Data Mining and Internet Profiling: Emerging Regulatory and Technical Approaches

Privacy and Security

Article Snapshot

Author(s)

Ronald D. Lee, Ira Rubinstein and Paul M. Schwartz

Source

University of Chicago Law Review, Vol. 75, No. 1, pg. 261, 2008

Summary

This article analyzes issues arising out of methods to protect privacy within the context of government data mining.

Policy Relevance

Protecting privacy within the context of data mining.
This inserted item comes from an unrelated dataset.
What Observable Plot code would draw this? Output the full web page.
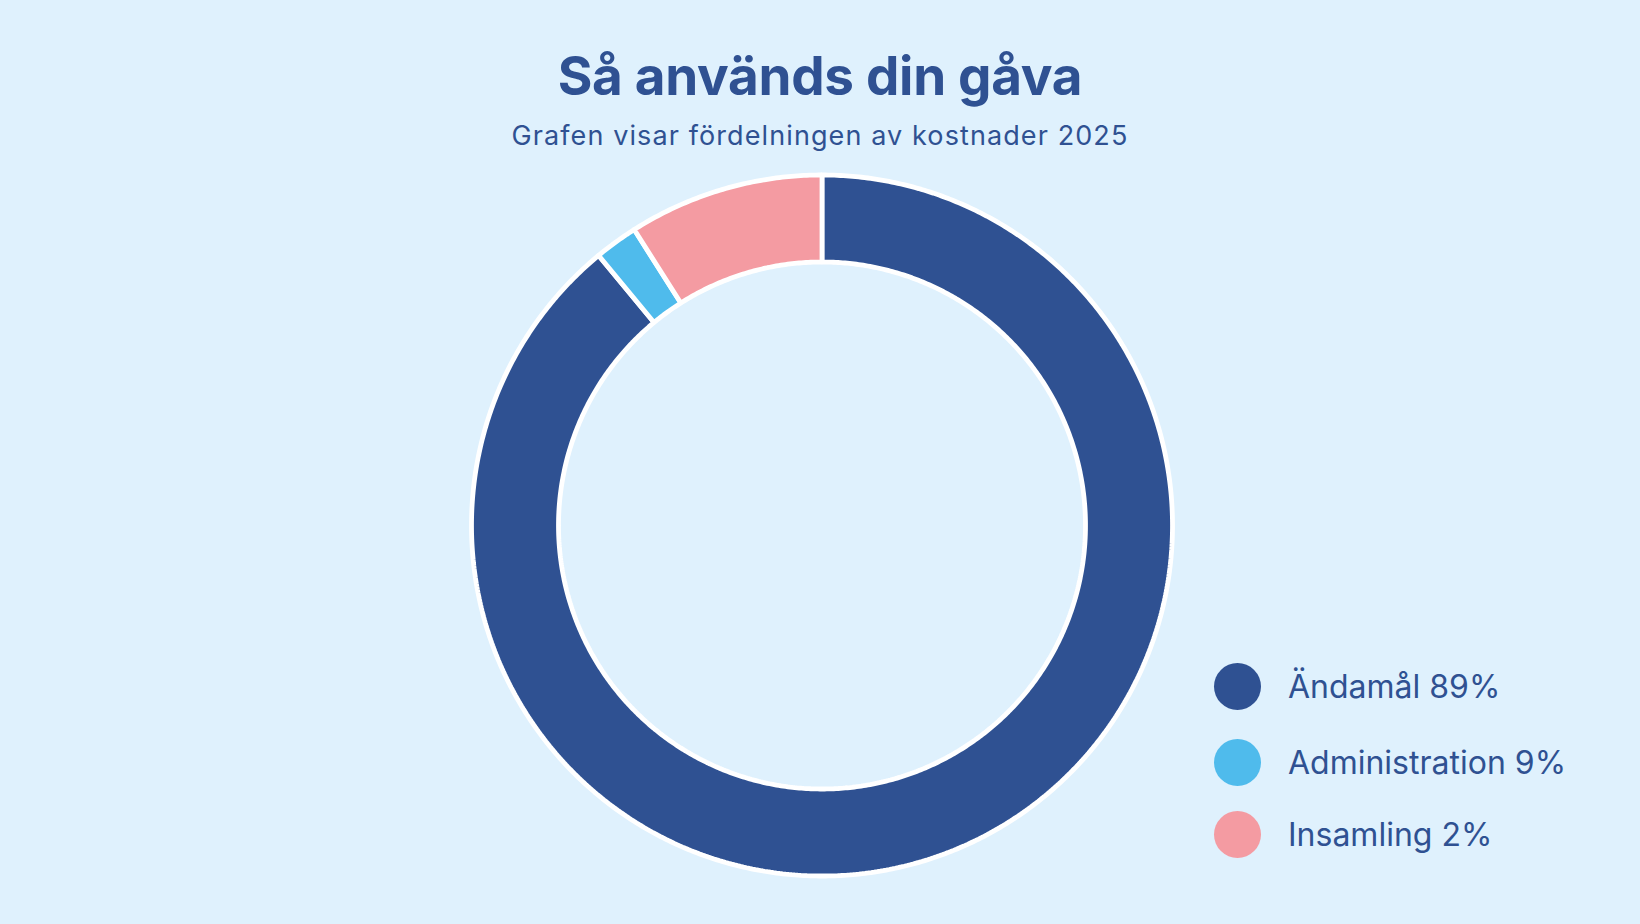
<!DOCTYPE html>
<html>
<head>
<meta charset="utf-8">
<script src="https://cdn.jsdelivr.net/npm/d3@7"></script>
<script src="https://cdn.jsdelivr.net/npm/@observablehq/plot@0.6"></script>
<style>
  html, body { margin: 0; padding: 0; background: #dff1fd; }
  body { width: 1640px; height: 924px; position: relative; overflow: hidden;
         font-family: Inter, "Noto Sans", sans-serif; color: #2f5192; }
  #title { position: absolute; left: 0; width: 1640px; top: 50px; text-align: center;
           font-weight: 700; font-size: 53px; line-height: 1; letter-spacing: -0.3px; }
  #subtitle { position: absolute; left: 0; width: 1640px; top: 122px; text-align: center;
              font-weight: 400; font-size: 27px; line-height: 1; letter-spacing: 1.1px; }
  #chart { position: absolute; left: 0; top: 160px; }
  .row { position: absolute; left: 1214px; height: 47px; display: flex; align-items: center; }
  .dot { width: 47px; height: 47px; border-radius: 50%; }
  .lab { margin-left: 27px; font-size: 32px; line-height: 47px; white-space: nowrap; }
</style>
</head>
<body>
<div id="title"></div>
<div id="subtitle"></div>
<div id="chart"></div>
<div id="legend"></div>
<script>
// ---- data ----
const titleText = "Så används din gåva";
const subtitleText = "Grafen visar fördelningen av kostnader 2025";
// slices as drawn, clockwise from 12 o'clock
const sliceNames = ["Ändamål", "Administration", "Insamling"];
const sliceValues = [89, 2, 9];
const sliceColors = ["#2f5192", "#4fbbec", "#f49ba2"];
// legend as printed
const legendLabels = ["Ändamål 89%", "Administration 9%", "Insamling 2%"];
const legendColors = ["#2f5192", "#4fbbec", "#f49ba2"];

// ---- layout ----
const W = 1640, H = 764, cx = 821.5, cy = 365;
const R = 350.5, r0 = 263.5;
const legendTops = [663, 739, 811];

document.getElementById("title").textContent = titleText;
document.getElementById("subtitle").textContent = subtitleText;

const slices = sliceNames.map((name, i) => ({name, value: sliceValues[i]}));
const arcs = d3.pie().sort(null).value(d => d.value)(slices);

const pts = [];
arcs.forEach(a => {
  const name = a.data.name;
  const span = a.endAngle - a.startAngle;
  const n = Math.max(4, Math.ceil(span / (Math.PI / 360)));
  const first = {name, x: R * Math.sin(a.startAngle), y: R * Math.cos(a.startAngle)};
  for (let i = 0; i <= n; i++) {
    const t = a.startAngle + span * i / n;
    pts.push({name, x: R * Math.sin(t), y: R * Math.cos(t)});
  }
  for (let i = n; i >= 0; i--) {
    const t = a.startAngle + span * i / n;
    pts.push({name, x: r0 * Math.sin(t), y: r0 * Math.cos(t)});
  }
  pts.push(first);
});

const chart = Plot.plot({
  width: W,
  height: H,
  margin: 0,
  style: {background: "transparent", overflow: "visible"},
  x: {domain: [-cx, W - cx], axis: null},
  y: {domain: [-(H - cy), cy], axis: null},
  color: {domain: sliceNames, range: sliceColors},
  marks: [
    Plot.line(pts, {x: "x", y: "y", z: "name", fill: "name", stroke: "white",
                    strokeWidth: 4.8, strokeLinejoin: "miter", curve: "linear"})
  ]
});
document.getElementById("chart").appendChild(chart);

const legend = document.getElementById("legend");
legendLabels.forEach((lab, i) => {
  const row = document.createElement("div");
  row.className = "row";
  row.style.top = legendTops[i] + "px";
  const dot = document.createElement("div");
  dot.className = "dot";
  dot.style.background = legendColors[i];
  const t = document.createElement("span");
  t.className = "lab";
  t.textContent = lab;
  row.appendChild(dot);
  row.appendChild(t);
  legend.appendChild(row);
});
</script>
</body>
</html>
Addressing the potential negative impact privacy protections might have on the use of data mining for counter-terrorism purposes.

Main Points

 

 

 

 

 

  • The general consensus among the policy community is that data mining has substantial potential to protect against terrorism but technological and legal safeguards are needed.
  • Elements of a generally accepted framework for government data mining that will protect privacy include:

     

    • Data mining only when specific legal authorization is granted.
    • Technologies to restrict unauthorized use of data mining tools.
    • Rule-based processing to tailor data search queries to the analyst's authorization.
    • Minimization of the amount of personal information revealed.
    • Audits system to prevent misuse of data mine access.
    • Addressing appropriate means to deal with false positives.
    • Accountability measures that provide independent validation of the data mining's predictive accuracy.
  • Digital identity management systems, which anonymize users online, are another way to protect users privacy with regards to data mining.
  • The use of a privacy-protecting framework for government data mining may actually make data mining more accurate.
  • The use of privacy-protecting online identity management systems and online anonymity and pseudonymity in general may hamper the government's ability to identify online users and thus undermine terrorism prevention efforts. This issue will need to be addressed if adoption of such technology increases.
  • Transparency is needed in both data-mining and online identity management systems in order to have an informed debate about how to best regulate data mining.